I want to become a strong advocate for our profession, especially in terms of helping patients understand what pharmacists can do for them.
Photography by Brandon Gray
I feel passionate about helping our profession overcome decades of the public perceiving pharmacists in more traditional, dispensing roles.
I predict that many years down the road, pharmacists will be much closer to being in their true element, and will be relied upon for their drug therapy knowledge and cognitive skills. As with any profession, it makes sense that we continue to push toward being valued and paid for providing our professional services.
Because I envision pharmacists playing a key role in chronic disease management, particularly those disease states that are costly to our healthcare system (diabetes, COPD, asthma, cardiovascular diseases), I feel one should be well prepared for making significant changes.
On a personal level, I served as first year class representative for the local chapter of the Canadian Association of Pharmacy Students and Interns (CAPSI). And I was elected Pharmacist Awareness Month chair on the CAPSI council.
My role is to plan out events and community activities for our pharmacy school to participate in during Pharmacist Awareness Month in March 2015. I am also highly involved as a mentor in a student-led organization called RxPRN, or Pharmacy Peer Relief Network.
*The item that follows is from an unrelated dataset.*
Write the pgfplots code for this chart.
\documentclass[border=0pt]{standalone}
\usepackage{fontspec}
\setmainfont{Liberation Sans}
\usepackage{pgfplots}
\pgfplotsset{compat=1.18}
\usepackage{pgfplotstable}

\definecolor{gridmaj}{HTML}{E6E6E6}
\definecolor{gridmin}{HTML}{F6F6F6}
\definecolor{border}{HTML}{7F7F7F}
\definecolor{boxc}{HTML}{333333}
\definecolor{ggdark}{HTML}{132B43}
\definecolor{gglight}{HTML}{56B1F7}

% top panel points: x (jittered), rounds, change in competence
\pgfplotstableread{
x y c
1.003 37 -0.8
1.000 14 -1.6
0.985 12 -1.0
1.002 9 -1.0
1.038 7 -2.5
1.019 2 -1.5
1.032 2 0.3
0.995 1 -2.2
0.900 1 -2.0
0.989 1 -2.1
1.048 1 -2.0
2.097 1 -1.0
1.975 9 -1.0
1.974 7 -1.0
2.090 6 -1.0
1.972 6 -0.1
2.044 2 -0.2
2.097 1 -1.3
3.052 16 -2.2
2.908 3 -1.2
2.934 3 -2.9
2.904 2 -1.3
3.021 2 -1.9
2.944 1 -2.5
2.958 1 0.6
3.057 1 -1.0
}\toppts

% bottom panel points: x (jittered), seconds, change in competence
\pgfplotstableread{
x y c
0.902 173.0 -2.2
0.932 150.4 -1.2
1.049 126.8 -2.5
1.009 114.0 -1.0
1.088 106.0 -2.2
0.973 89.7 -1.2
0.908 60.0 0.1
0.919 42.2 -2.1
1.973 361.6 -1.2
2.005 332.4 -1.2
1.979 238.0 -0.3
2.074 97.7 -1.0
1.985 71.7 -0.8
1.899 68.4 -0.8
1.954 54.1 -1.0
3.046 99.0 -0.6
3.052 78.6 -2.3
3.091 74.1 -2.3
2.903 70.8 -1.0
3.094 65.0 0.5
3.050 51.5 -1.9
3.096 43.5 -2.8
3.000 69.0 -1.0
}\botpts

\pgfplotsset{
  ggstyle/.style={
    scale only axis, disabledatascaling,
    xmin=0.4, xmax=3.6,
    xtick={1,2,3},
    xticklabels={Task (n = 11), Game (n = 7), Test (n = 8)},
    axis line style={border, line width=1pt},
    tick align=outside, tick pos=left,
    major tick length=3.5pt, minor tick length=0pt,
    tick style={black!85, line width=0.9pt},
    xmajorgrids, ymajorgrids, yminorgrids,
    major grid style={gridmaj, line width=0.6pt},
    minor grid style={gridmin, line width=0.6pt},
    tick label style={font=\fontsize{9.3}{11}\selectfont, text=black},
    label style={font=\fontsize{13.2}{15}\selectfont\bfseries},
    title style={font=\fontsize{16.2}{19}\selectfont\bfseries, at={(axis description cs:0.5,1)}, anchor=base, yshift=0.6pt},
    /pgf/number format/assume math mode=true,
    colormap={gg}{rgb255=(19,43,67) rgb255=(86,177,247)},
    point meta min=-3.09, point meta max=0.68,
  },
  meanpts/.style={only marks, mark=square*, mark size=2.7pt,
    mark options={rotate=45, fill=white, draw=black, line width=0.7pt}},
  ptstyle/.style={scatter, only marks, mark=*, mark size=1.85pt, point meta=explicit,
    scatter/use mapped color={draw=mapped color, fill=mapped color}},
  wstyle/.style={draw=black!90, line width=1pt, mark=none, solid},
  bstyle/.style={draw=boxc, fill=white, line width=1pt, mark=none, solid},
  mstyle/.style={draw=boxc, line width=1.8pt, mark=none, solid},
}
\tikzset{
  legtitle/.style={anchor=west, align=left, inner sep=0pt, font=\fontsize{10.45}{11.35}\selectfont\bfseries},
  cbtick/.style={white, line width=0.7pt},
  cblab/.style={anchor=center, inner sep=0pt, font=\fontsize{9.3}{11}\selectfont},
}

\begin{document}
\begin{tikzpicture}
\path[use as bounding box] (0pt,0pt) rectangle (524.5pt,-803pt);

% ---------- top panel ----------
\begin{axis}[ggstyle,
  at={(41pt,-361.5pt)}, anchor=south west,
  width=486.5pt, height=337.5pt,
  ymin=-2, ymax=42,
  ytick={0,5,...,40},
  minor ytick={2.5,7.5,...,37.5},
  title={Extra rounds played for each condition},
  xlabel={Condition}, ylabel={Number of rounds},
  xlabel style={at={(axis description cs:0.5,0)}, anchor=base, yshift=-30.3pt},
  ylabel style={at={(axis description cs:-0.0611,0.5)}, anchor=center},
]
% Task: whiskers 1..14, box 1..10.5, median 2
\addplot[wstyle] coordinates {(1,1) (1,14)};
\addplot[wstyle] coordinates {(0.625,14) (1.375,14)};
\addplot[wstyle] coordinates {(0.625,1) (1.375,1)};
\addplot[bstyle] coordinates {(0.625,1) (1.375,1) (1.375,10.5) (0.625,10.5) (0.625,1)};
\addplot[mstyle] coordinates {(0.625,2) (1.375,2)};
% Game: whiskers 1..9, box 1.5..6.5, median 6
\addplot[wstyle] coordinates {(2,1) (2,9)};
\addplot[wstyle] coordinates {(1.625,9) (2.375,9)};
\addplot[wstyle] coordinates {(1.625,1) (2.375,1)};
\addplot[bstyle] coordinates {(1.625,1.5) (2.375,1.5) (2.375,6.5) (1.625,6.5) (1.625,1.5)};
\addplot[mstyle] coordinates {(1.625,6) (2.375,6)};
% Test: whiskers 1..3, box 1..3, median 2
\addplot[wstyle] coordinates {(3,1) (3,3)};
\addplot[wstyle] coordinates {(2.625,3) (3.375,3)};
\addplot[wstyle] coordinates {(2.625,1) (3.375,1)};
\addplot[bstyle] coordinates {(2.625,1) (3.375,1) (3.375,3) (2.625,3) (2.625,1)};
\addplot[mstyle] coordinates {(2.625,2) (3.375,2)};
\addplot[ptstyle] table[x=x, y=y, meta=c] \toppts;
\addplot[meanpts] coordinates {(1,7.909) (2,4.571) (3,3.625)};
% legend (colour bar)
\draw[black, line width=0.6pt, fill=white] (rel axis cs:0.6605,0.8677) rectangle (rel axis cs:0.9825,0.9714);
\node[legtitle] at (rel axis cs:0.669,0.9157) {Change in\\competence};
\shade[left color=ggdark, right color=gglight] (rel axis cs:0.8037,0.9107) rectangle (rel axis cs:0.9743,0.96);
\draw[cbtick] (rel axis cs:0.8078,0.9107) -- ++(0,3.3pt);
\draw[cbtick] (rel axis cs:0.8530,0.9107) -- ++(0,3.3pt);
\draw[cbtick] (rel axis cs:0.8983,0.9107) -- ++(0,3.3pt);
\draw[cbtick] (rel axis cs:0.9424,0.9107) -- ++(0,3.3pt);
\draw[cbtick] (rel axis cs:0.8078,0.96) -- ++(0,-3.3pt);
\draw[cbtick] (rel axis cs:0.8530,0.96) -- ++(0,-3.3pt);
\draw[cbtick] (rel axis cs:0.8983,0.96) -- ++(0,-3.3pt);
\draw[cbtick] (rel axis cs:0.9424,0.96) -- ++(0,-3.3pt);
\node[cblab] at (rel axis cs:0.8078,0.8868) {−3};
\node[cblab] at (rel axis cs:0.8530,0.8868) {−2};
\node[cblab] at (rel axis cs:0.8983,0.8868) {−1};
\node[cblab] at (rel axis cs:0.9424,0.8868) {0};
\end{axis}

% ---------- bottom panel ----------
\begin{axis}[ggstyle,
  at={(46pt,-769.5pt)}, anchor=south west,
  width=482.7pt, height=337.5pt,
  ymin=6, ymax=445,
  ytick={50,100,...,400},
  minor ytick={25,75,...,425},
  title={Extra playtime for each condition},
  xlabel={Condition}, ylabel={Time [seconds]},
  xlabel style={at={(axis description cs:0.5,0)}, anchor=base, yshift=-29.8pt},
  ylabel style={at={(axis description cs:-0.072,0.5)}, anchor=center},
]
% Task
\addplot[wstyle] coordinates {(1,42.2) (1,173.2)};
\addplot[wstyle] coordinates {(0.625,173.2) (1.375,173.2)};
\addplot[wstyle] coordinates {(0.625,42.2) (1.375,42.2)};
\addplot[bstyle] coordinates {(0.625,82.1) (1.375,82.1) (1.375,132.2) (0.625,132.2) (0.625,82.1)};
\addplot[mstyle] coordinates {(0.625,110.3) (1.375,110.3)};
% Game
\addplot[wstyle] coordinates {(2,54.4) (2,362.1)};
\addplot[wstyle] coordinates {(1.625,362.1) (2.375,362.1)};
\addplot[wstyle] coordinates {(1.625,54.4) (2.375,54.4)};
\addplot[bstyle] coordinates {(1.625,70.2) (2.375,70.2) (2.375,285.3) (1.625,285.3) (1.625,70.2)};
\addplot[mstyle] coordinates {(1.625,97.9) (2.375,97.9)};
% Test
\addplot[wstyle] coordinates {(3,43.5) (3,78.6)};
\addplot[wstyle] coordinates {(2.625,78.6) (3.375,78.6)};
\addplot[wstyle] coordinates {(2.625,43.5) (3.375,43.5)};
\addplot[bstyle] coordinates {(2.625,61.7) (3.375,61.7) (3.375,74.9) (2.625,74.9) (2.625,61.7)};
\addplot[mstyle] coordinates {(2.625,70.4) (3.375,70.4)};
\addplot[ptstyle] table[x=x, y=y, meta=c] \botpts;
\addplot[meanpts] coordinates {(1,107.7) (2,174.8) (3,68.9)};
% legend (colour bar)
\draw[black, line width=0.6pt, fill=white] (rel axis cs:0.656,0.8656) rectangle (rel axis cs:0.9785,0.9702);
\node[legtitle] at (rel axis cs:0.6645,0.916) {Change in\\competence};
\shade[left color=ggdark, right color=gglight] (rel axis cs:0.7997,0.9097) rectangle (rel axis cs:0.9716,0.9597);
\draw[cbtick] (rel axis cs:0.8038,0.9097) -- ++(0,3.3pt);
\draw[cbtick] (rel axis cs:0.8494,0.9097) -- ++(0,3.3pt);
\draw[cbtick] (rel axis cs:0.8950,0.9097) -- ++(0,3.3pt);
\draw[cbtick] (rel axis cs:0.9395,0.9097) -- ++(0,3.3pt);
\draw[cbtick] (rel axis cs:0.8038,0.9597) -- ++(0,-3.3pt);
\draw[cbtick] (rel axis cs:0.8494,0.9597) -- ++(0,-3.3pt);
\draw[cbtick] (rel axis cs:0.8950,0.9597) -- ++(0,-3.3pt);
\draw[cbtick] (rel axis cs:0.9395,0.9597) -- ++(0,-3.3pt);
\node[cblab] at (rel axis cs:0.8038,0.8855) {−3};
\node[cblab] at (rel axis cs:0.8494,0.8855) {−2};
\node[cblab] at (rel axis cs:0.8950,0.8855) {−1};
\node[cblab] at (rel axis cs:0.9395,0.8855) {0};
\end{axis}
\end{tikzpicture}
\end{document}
RxPRN focuses on offering mentoring and social support services to pharmacy students who need someone to talk to regarding life stresses and mental health.
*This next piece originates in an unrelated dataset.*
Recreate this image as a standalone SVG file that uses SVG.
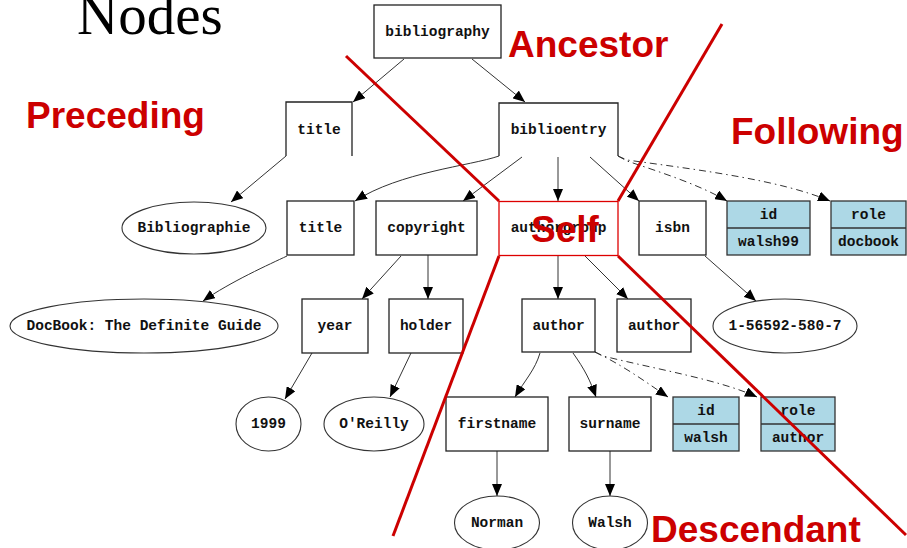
<svg xmlns="http://www.w3.org/2000/svg" width="907" height="548" viewBox="0 0 907 548">
  <style>
    .box { fill: #ffffff; stroke: #222222; stroke-width: 1.3; }
    .open { fill: none; stroke: #222222; stroke-width: 1.3; }
    .oval { fill: #ffffff; stroke: #333333; stroke-width: 1.1; }
    .rec { fill: #add8e6; stroke: #333333; stroke-width: 1.3; }
    .lbl { font-family: "Liberation Mono", "DejaVu Sans Mono", monospace; font-size: 14.5px; font-weight: bold; fill: #111111; text-anchor: middle; }
    .edge { fill: none; stroke: #333333; stroke-width: 1; marker-end: url(#arrow); }
    .dash { stroke-dasharray: 7 4 1.5 4; }
    .axis { fill: none; stroke: #cc0000; stroke-width: 3; }
    .axisname { font-family: "Liberation Sans", Arial, sans-serif; font-size: 37px; font-weight: bold; fill: #cc0000; }
  </style>
  <defs>
    <marker id="arrow" markerUnits="userSpaceOnUse" markerWidth="13" markerHeight="10" refX="12" refY="5" orient="auto">
      <path d="M0,0 L12,5 L0,10 z" fill="#000000"/>
    </marker>
  </defs>

  <rect width="907" height="548" fill="#ffffff"/>

  <text x="77" y="34" font-family="'Liberation Serif', 'Times New Roman', serif" font-size="57" fill="#000000">Nodes</text>

  <!-- tree edges -->
  <g id="connectors">
    <path class="edge" d="M404,59 L353,102"/>
    <path class="edge" d="M472,59 L525,102"/>
    <path class="edge" d="M286,156 L231,202"/>
    <path class="edge" d="M499,156 C470,166 400,172 355,201"/>
    <path class="edge" d="M522,157 L463,201"/>
    <path class="edge" d="M558,157 L558,201"/>
    <path class="edge" d="M590,157 L639,201"/>
    <path class="edge dash" d="M618,156 L627,161 C660,172 700,185 727,201"/>
    <path class="edge dash" d="M618,156 L627,160 C700,170 780,180 830,201"/>
    <path class="edge" d="M287,256 C270,264 230,282 203,301"/>
    <path class="edge" d="M401,256 L362,299"/>
    <path class="edge" d="M428,255 L428,299"/>
    <path class="edge" d="M312,353 L285,399"/>
    <path class="edge" d="M411,353 L390,397"/>
    <path class="edge" d="M558,255 L558,299"/>
    <path class="edge" d="M585,256 L628,299"/>
    <path class="edge" d="M705,256 L756,301"/>
    <path class="edge" d="M540,353 C535,370 525,380 515,397"/>
    <path class="edge" d="M573,353 C585,370 590,380 596,397"/>
    <path class="edge dash" d="M595,352 L603,356 C630,370 650,385 668,397"/>
    <path class="edge dash" d="M595,352 L603,356 C660,370 720,380 757,397"/>
    <path class="edge" d="M497,451 L497,496"/>
    <path class="edge" d="M610,451 L610,496"/>
  </g>

  <!-- element nodes -->
  <g id="bibliography"><rect class="box" x="374" y="5" width="127" height="53"/><text class="lbl" x="437.5" y="36">bibliography</text></g>
  <g id="title1"><path class="open" d="M286,156 L286,102 L352,102 L352,156"/><text class="lbl" x="319" y="134">title</text></g>
  <g id="biblioentry"><path class="open" d="M499,156 L499,103 L618,103 L618,156"/><text class="lbl" x="558.5" y="134">biblioentry</text></g>
  <g id="bibliographie"><ellipse class="oval" cx="194" cy="228" rx="72" ry="26"/><text class="lbl" x="194" y="232">Bibliographie</text></g>
  <g id="title2"><rect class="box" x="287" y="201" width="67" height="54"/><text class="lbl" x="320.5" y="232">title</text></g>
  <g id="copyright"><rect class="box" x="376" y="201" width="101" height="54"/><text class="lbl" x="426.5" y="232">copyright</text></g>
  <g id="authorgroup"><rect x="499" y="201.5" width="119" height="54" fill="#ffffff" stroke="#dd0000" stroke-width="1.3"/><text class="lbl" x="558.5" y="232">authorgroup</text></g>
  <g id="isbn"><rect class="box" x="639" y="201" width="67" height="54"/><text class="lbl" x="672.5" y="232">isbn</text></g>
  <g id="attr-id-walsh99"><rect class="rec" x="727" y="201" width="83" height="54"/><line class="rec" x1="727" y1="228" x2="810" y2="228"/><text class="lbl" x="768.5" y="219">id</text><text class="lbl" x="768.5" y="246">walsh99</text></g>
  <g id="attr-role-docbook"><rect class="rec" x="831" y="201" width="75" height="54"/><line class="rec" x1="831" y1="228" x2="906" y2="228"/><text class="lbl" x="868.5" y="219">role</text><text class="lbl" x="868.5" y="246">docbook</text></g>
  <g id="docbook-title"><ellipse class="oval" cx="144" cy="326" rx="134" ry="27"/><text class="lbl" x="144" y="330">DocBook: The Definite Guide</text></g>
  <g id="year"><rect class="box" x="302" y="299" width="66" height="54"/><text class="lbl" x="335" y="330">year</text></g>
  <g id="holder"><rect class="box" x="389" y="299" width="74" height="54"/><text class="lbl" x="426" y="330">holder</text></g>
  <g id="author1"><rect class="box" x="522" y="299" width="73" height="53"/><text class="lbl" x="558.5" y="330">author</text></g>
  <g id="author2"><rect class="box" x="617" y="299" width="74" height="53"/><text class="lbl" x="654" y="330">author</text></g>
  <g id="isbn-value"><ellipse class="oval" cx="785" cy="326" rx="72" ry="27"/><text class="lbl" x="785" y="330">1-56592-580-7</text></g>
  <g id="year-value"><ellipse class="oval" cx="268.5" cy="424" rx="32.5" ry="27"/><text class="lbl" x="268.5" y="428">1999</text></g>
  <g id="holder-value"><ellipse class="oval" cx="374" cy="424" rx="50" ry="27"/><text class="lbl" x="374" y="428">O'Reilly</text></g>
  <g id="firstname"><rect class="box" x="446" y="397" width="102" height="54"/><text class="lbl" x="497" y="428">firstname</text></g>
  <g id="surname"><rect class="box" x="569" y="397" width="82" height="54"/><text class="lbl" x="610" y="428">surname</text></g>
  <g id="attr-id-walsh"><rect class="rec" x="673" y="397" width="66" height="54"/><line class="rec" x1="673" y1="424" x2="739" y2="424"/><text class="lbl" x="706" y="415">id</text><text class="lbl" x="706" y="442">walsh</text></g>
  <g id="attr-role-author"><rect class="rec" x="761" y="397" width="74" height="54"/><line class="rec" x1="761" y1="424" x2="835" y2="424"/><text class="lbl" x="798" y="415">role</text><text class="lbl" x="798" y="442">author</text></g>
  <g id="norman"><ellipse class="oval" cx="497" cy="523" rx="42.5" ry="27"/><text class="lbl" x="497" y="527">Norman</text></g>
  <g id="walsh"><ellipse class="oval" cx="610" cy="523" rx="37.5" ry="27"/><text class="lbl" x="610" y="527">Walsh</text></g>

  <!-- axis partition overlay -->
  <g id="axes">
    <line class="axis" x1="346" y1="56" x2="499" y2="201"/>
    <line class="axis" x1="722" y1="24" x2="618" y2="201"/>
    <line class="axis" x1="499" y1="256" x2="393" y2="536"/>
    <line class="axis" x1="618" y1="256" x2="906" y2="535"/>
    <text class="axisname" x="508" y="57">Ancestor</text>
    <text class="axisname" x="26" y="128">Preceding</text>
    <text class="axisname" x="731" y="144">Following</text>
    <text class="axisname" x="531" y="242">Self</text>
    <text class="axisname" x="651" y="542">Descendant</text>
  </g>
</svg>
In addition, I participated as a delegate to the student conference, the Ontario Pharmacy Student Integrative Summit (OPSIS). We had a great opportunity to discuss and debate pharmacy practice changes with students from across the province, and participate in brainstorming and patient case-based activities
I want to make my mark in the profession by flourishing in my desired niche of pharmacy practice – mental health and psychiatric pharmacy. The mental health of our patients is often under-addressed. As well, mental health concerns can affect (and be affected by) a patient’s other comorbidities, their medications, and the quality of care and support they receive. I believe that pharmacists are in a unique position to help patients living with mental illnesses by thoroughly counselling patients on their medications, monitoring for drug therapy problems, following up with patients regularly, and optimizing therapeutic plans alongside other care providers.
At every opportunity, I love talking with other pharmacists to see how they feel about the profession, and what their ideas are for improving it. Pharmacists, interns, and pharmacy students who want to see positive changes happen to our practice need to voice their concerns, share their ideas, and encourage others in the profession to follow suit. I firmly believe our next steps as a profession, in light of the changing scope of practice, are to advocate to as many people as possible about our abilities, address aspects of our profession we want to improve, and partake in pharmacy practice research to show our value to stakeholders.
Heather Wren of Maple, Ont., north of Toronto, holds a BSc degree in Biomedical Science from the University of Guelph, and is currently a PharmD student at the University of Waterloo, where she will be part of its 2016 graduating class.